Another coup gathering pace in Kyrgyzstan

Top Kyrgyzstan officials alleged Friday that the opposition, which has declared a nonstop anti-government rally in the capital, had planned a coup.

Prime Minister Felix Kulov told a government session that an unidentified person had handed over a recording of a conversation between opposition leaders and representatives of an unspecified non-governmental organization discussing a coup in the turbulent ex-Soviet state.

"They talked about seizing the city hall, the Committee for State Security, state television and some buildings in the provinces," Kulov said.

"There is no power in the country that can succeed in a coup," he warned.

Part of the recording was played at the government session, and voices resembling those of opposition leaders Omurbek Tekebayev and Almazbek Atambayev could be heard amid background noise, but the words were not discernible to reporters in the hall. A transcript of the alleged conversation was distributed to lawmakers and reporters.

The opposition rejected the allegations as "a provocation."

Tekebayev threatened to sue Kulov and the chief of the government security agency for "eavesdropping on conversations" in his office.

"There was no coup attempt," he told journalists in the city square.

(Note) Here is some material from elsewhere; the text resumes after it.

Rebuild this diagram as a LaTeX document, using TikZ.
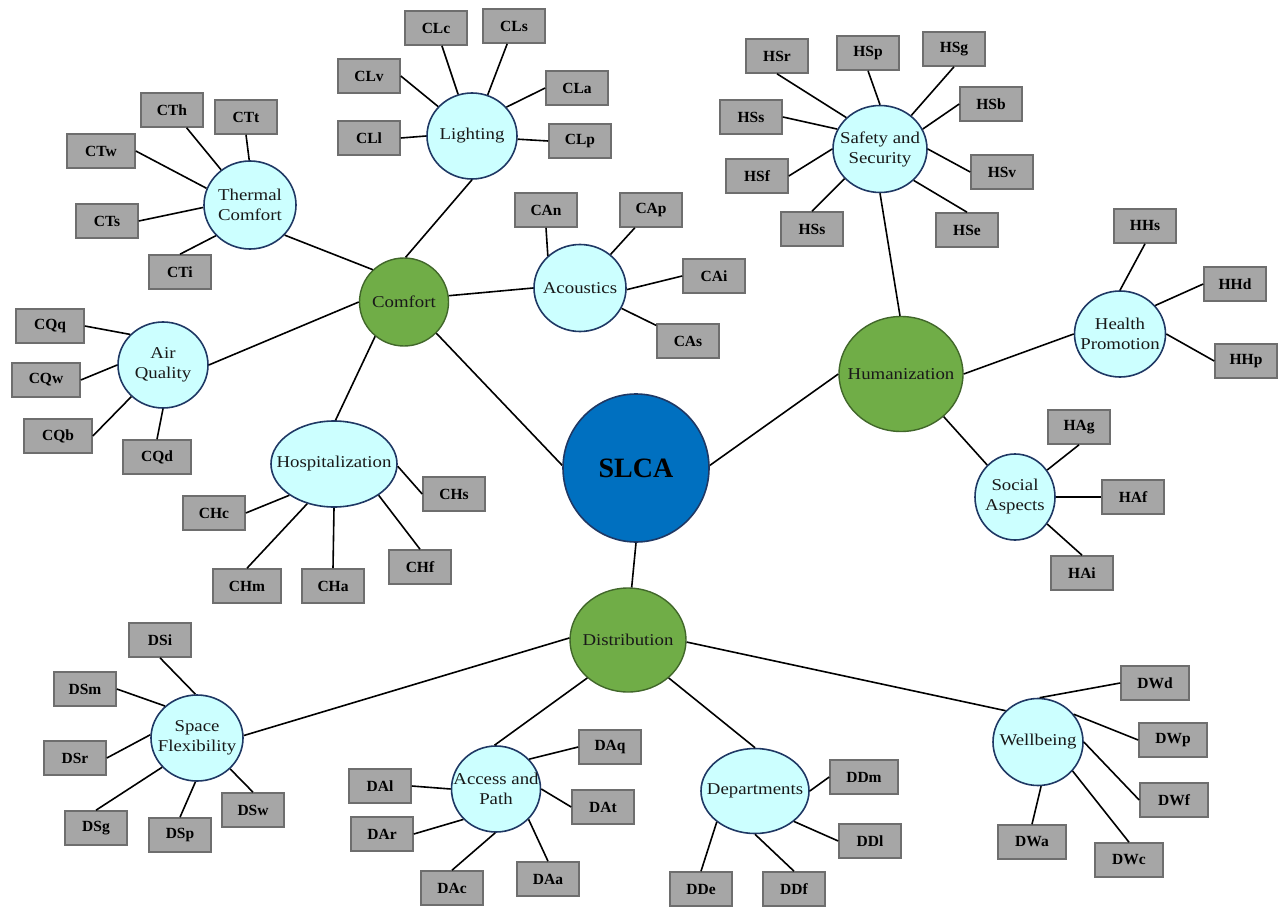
\documentclass[tikz,border=0pt]{standalone}
\usepackage{fontspec}
\setmainfont{Liberation Serif}
\newfontfamily\circfont[FakeStretch=1.14]{Liberation Serif}
\usetikzlibrary{shapes.geometric}
\definecolor{boxfill}{HTML}{A6A6A6}
\definecolor{boxline}{HTML}{6E6E6E}
\definecolor{cyanfill}{HTML}{CCFFFF}
\definecolor{navyline}{HTML}{1F3864}
\definecolor{greenfill}{HTML}{70AD47}
\definecolor{greenline}{HTML}{41672A}
\definecolor{bluefill}{HTML}{0070C0}
\begin{document}
\begin{tikzpicture}[x=1pt,y=-1pt,
  conn/.style={line width=1.6pt, draw=black},
  leafbox/.style={draw=boxline, fill=boxfill, line width=1.6pt, minimum width=62pt, minimum height=34pt, inner sep=0pt, font=\fontsize{15.5}{18}\selectfont\bfseries},
  wide/.style={minimum width=68pt},
  sub/.style={ellipse, draw=navyline, fill=cyanfill, line width=1.6pt, inner sep=0pt},
  main/.style={ellipse, draw=greenline, fill=greenfill, line width=1.4pt, inner sep=0pt},
  lab/.style={font=\circfont\fontsize{16.5}{20}\selectfont, align=center, text=black!90}]
\useasboundingbox (0,0) rectangle (1281,909);

% main nodes
\node[ellipse, draw=navyline, fill=bluefill, line width=1.6pt, inner sep=0pt, minimum width=146pt, minimum height=148pt,
  label={[font=\fontsize{28}{30}\selectfont\bfseries]center:SLCA}] (S) at (636,468) {};
\node[main, minimum width=89pt, minimum height=88pt, label={[lab]center:Comfort}] (C) at (404,302) {};
\node[main, minimum width=124pt, minimum height=115pt, label={[lab]center:Humanization}] (H) at (901,374) {};
\node[main, minimum width=116pt, minimum height=104pt, label={[lab]center:Distribution}] (D) at (628,640) {};

% sub nodes
\node[sub, minimum width=90pt, minimum height=86pt, label={[lab]center:Lighting}] (CL) at (472,136) {};
\node[sub, minimum width=92pt, minimum height=88pt, label={[lab]center:{Thermal\\Comfort}}] (CT) at (250,205) {};
\node[sub, minimum width=92pt, minimum height=87pt, label={[lab]center:Acoustics}] (CA) at (580,288) {};
\node[sub, minimum width=90pt, minimum height=86pt, label={[lab]center:{Air\\Quality}}] (CQ) at (163,365) {};
\node[sub, minimum width=126pt, minimum height=86pt, label={[lab]center:Hospitalization}] (CH) at (334,464) {};
\node[sub, minimum width=94pt, minimum height=87pt, label={[lab]center:{Safety and\\Security}}] (HS) at (880,149) {};
\node[sub, minimum width=91pt, minimum height=86pt, label={[lab]center:{Health\\Promotion}}] (HH) at (1120,334) {};
\node[sub, minimum width=80pt, minimum height=86pt, label={[lab]center:{Social\\Aspects}}] (HA) at (1015,497) {};
\node[sub, minimum width=92pt, minimum height=86pt, label={[lab]center:{Space\\Flexibility}}] (DS) at (197,738) {};
\node[sub, minimum width=89pt, minimum height=86pt, label={[lab]center:{Access and\\Path}}] (DA) at (496,789) {};
\node[sub, minimum width=108pt, minimum height=85pt, label={[lab]center:Departments}] (DD) at (755,791) {};
\node[sub, minimum width=90pt, minimum height=87pt, label={[lab]center:Wellbeing}] (DW) at (1038,742) {};

% leaves: Lighting
\node[leafbox] (CLc) at (436,28) {CLc};
\node[leafbox] (CLs) at (514,26) {CLs};
\node[leafbox] (CLv) at (369,76) {CLv};
\node[leafbox] (CLa) at (577,88) {CLa};
\node[leafbox] (CLl) at (369,138) {CLl};
\node[leafbox] (CLp) at (580,141) {CLp};
% Thermal
\node[leafbox] (CTh) at (172,110) {CTh};
\node[leafbox] (CTt) at (246,117) {CTt};
\node[leafbox, wide] (CTw) at (101,151) {CTw};
\node[leafbox] (CTs) at (107,221) {CTs};
\node[leafbox] (CTi) at (180,272) {CTi};
% Acoustics
\node[leafbox] (CAn) at (546,210) {CAn};
\node[leafbox] (CAp) at (651,210) {CAp};
\node[leafbox] (CAi) at (714,276) {CAi};
\node[leafbox] (CAs) at (688,341) {CAs};
% Air quality
\node[leafbox, wide] (CQq) at (50,326) {CQq};
\node[leafbox, wide] (CQw) at (46,380) {CQw};
\node[leafbox, wide] (CQb) at (58,436) {CQb};
\node[leafbox, wide] (CQd) at (157,457) {CQd};
% Hospitalization
\node[leafbox] (CHc) at (214,513) {CHc};
\node[leafbox] (CHs) at (454,494) {CHs};
\node[leafbox, wide] (CHm) at (247,586) {CHm};
\node[leafbox] (CHa) at (333,586) {CHa};
\node[leafbox] (CHf) at (420,567) {CHf};
% Safety
\node[leafbox] (HSr) at (777,56) {HSr};
\node[leafbox] (HSp) at (868,53) {HSp};
\node[leafbox] (HSg) at (954,49) {HSg};
\node[leafbox] (HSb) at (991,104) {HSb};
\node[leafbox] (HSs1) at (751,117) {HSs};
\node[leafbox] (HSf) at (757,176) {HSf};
\node[leafbox] (HSv) at (1002,172) {HSv};
\node[leafbox] (HSs2) at (812,229) {HSs};
\node[leafbox] (HSe) at (967,230) {HSe};
% Health promotion
\node[leafbox] (HHs) at (1145,226) {HHs};
\node[leafbox] (HHd) at (1235,284) {HHd};
\node[leafbox] (HHp) at (1246,361) {HHp};
% Social
\node[leafbox] (HAg) at (1079,427) {HAg};
\node[leafbox] (HAf) at (1133,497) {HAf};
\node[leafbox] (HAi) at (1082,573) {HAi};
% Space flexibility
\node[leafbox] (DSi) at (160,640) {DSi};
\node[leafbox] (DSm) at (85,689) {DSm};
\node[leafbox] (DSr) at (75,758) {DSr};
\node[leafbox] (DSg) at (96,828) {DSg};
\node[leafbox] (DSp) at (180,835) {DSp};
\node[leafbox] (DSw) at (253,810) {DSw};
% Access and path
\node[leafbox] (DAq) at (610,747) {DAq};
\node[leafbox] (DAl) at (380,786) {DAl};
\node[leafbox] (DAt) at (603,807) {DAt};
\node[leafbox] (DAr) at (382,834) {DAr};
\node[leafbox] (DAc) at (452,888) {DAc};
\node[leafbox] (DAa) at (548,879) {DAa};
% Departments
\node[leafbox, wide] (DDm) at (864,777) {DDm};
\node[leafbox] (DDl) at (870,841) {DDl};
\node[leafbox] (DDe) at (701,889) {DDe};
\node[leafbox] (DDf) at (794,889) {DDf};
% Wellbeing
\node[leafbox, wide] (DWd) at (1155,683) {DWd};
\node[leafbox, wide] (DWp) at (1173,740) {DWp};
\node[leafbox, wide] (DWf) at (1174,800) {DWf};
\node[leafbox, wide] (DWa) at (1032,842) {DWa};
\node[leafbox, wide] (DWc) at (1129,860) {DWc};

% main connectors
\draw[conn] (C.-44) -- (S.178);
\draw[conn] (S.2) -- (H.180);
\draw[conn] (S.270) -- (D.86);
\draw[conn] (C.88) -- (CL.270);
\draw[conn] (C.134) -- (CT.-41);
\draw[conn] (C.8) -- (CA.180);
\draw[conn] (C.180) -- (CQ.0);
\draw[conn] (C.-130) -- (CH.88);
\draw[conn] (H.91) -- (HS.270);
\draw[conn] (H.0) -- (HH.180);
\draw[conn] (H.-45) -- (HA.131);
\draw[conn] (D.178) -- (DS.3);
\draw[conn] (D.-137) -- (DA.92);
\draw[conn] (D.-43) -- (DD.90);
\draw[conn] (D.-2) -- (DW.136);

% Lighting
\draw[conn] (CLc) -- (CL);
\draw[conn] (CLs) -- (CL);
\draw[conn] (CLv.east) -- (CL.139);
\draw[conn] (CLa.west) -- (CL.40);
\draw[conn] (CLl.east) -- (CL.180);
\draw[conn] (CLp.west) -- (CL.-4);
% Thermal
\draw[conn] (CTh) -- (CT);
\draw[conn] (CTt.south) -- (CT.91);
\draw[conn] (CTw.east) -- (CT.159);
\draw[conn] (CTs.east) -- (CT.183);
\draw[conn] (CTi.north) -- (CT.-138);
% Acoustics
\draw[conn] (CAn.south) -- (CA.135);
\draw[conn] (CAp) -- (CA);
\draw[conn] (CAi.west) -- (CA.-2);
\draw[conn] (CAs) -- (CA);
% Air quality
\draw[conn] (CQq.east) -- (CQ.137);
\draw[conn] (CQw.east) -- (CQ.180);
\draw[conn] (CQb.east) -- (CQ.-135);
\draw[conn] (CQd.north) -- (CQ.270);
% Hospitalization
\draw[conn] (CHc.east) -- (CH.-145);
\draw[conn] (CHs.west) -- (CH.-2);
\draw[conn] (CHm.north) -- (CH.-124);
\draw[conn] (CHa.north) -- (CH.270);
\draw[conn] (CHf.north) -- (CH.-35);
% Safety
\draw[conn] (HSr.south) -- (HS.137);
\draw[conn] (HSp.south) -- (HS.90);
\draw[conn] (HSg.south) -- (HS.47);
\draw[conn] (HSb.west) -- (HS.25);
\draw[conn] (HSs1.east) -- (HS.155);
\draw[conn] (HSf.east) -- (HS.180);
\draw[conn] (HSv.west) -- (HS.0);
\draw[conn] (HSs2.north) -- (HS.-140);
\draw[conn] (HSe.north) -- (HS.-43);
% Health
\draw[conn] (HHs.south) -- (HH.90);
\draw[conn] (HHd.west) -- (HH.39);
\draw[conn] (HHp.west) -- (HH.0);
% Social
\draw[conn] (HAg.south) -- (HA.40);
\draw[conn] (HAf.west) -- (HA.0);
\draw[conn] (HAi.north) -- (HA.-40);
% Space flexibility
\draw[conn] (DSi.south) -- (DS.92);
\draw[conn] (DSm.east) -- (DS.135);
\draw[conn] (DSr.east) -- (DS.176);
\draw[conn] (DSg.north) -- (DS.-140);
\draw[conn] (DSp.north) -- (DS.-92);
\draw[conn] (DSw.north) -- (DS.-43);
% Access and path
\draw[conn] (DAq.west) -- (DA.42);
\draw[conn] (DAl.east) -- (DA.180);
\draw[conn] (DAt.west) -- (DA.0);
\draw[conn] (DAr.east) -- (DA.-137);
\draw[conn] (DAc.north) -- (DA.-91);
\draw[conn] (DAa.north) -- (DA.-43);
% Departments
\draw[conn] (DDm.west) -- (DD.0);
\draw[conn] (DDl.west) -- (DD.-38);
\draw[conn] (DDe.north) -- (DD.-141);
\draw[conn] (DDf.north) -- (DD.-90);
% Wellbeing
\draw[conn] (DWd.west) -- (DW.88);
\draw[conn] (DWp.west) -- (DW.38);
\draw[conn] (DWf.west) -- (DW.0);
\draw[conn] (DWa.north) -- (DW.-86);
\draw[conn] (DWc.north) -- (DW.-40);
\end{tikzpicture}
\end{document}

"By rallying here we are forcing the government to initiate talks on the constitutional reform," said Rosa Otunbayeva, now an opposition activist but once an ally of President Kurmanbek Bakiyev. "There will be no attempts to topple the government by force."

Bakiyev refused to step down in the face of Thursday's protests, which brought some 30,000 people into the streets, but opposition forces vowed to keep up the pressure to force him to resign in a dispute over proposed political reforms that would cut his powers, the AP reports.

Shops and markets closed in fear of a repeat of the dramatic March 2005 protests that drove the former Soviet republic's longtime leader Askar Akayev from power - he fled the country as opposition supporters swarmed his headquarters - and were followed by massive looting in the capital, Bishkek.

Hundreds of police in riot gear and with German shepherd dogs have been deployed around the presidential headquarters.

Bakiyev was appointed after the uprising that forced out his predecessor and elected months later, but political tension has persisted. The former opposition figure's rule has been marred by high-profile slayings, prison riots, economic ills and battles for control of lucrative businesses.

"Kyrgyzstan was the first Central Asian nation to have a revolution, but it has borne bitter fruit," said protester Rabina Askarova, 48, a teacher who recently lost her job. "We need to find those who would care for the people and whom we could trust."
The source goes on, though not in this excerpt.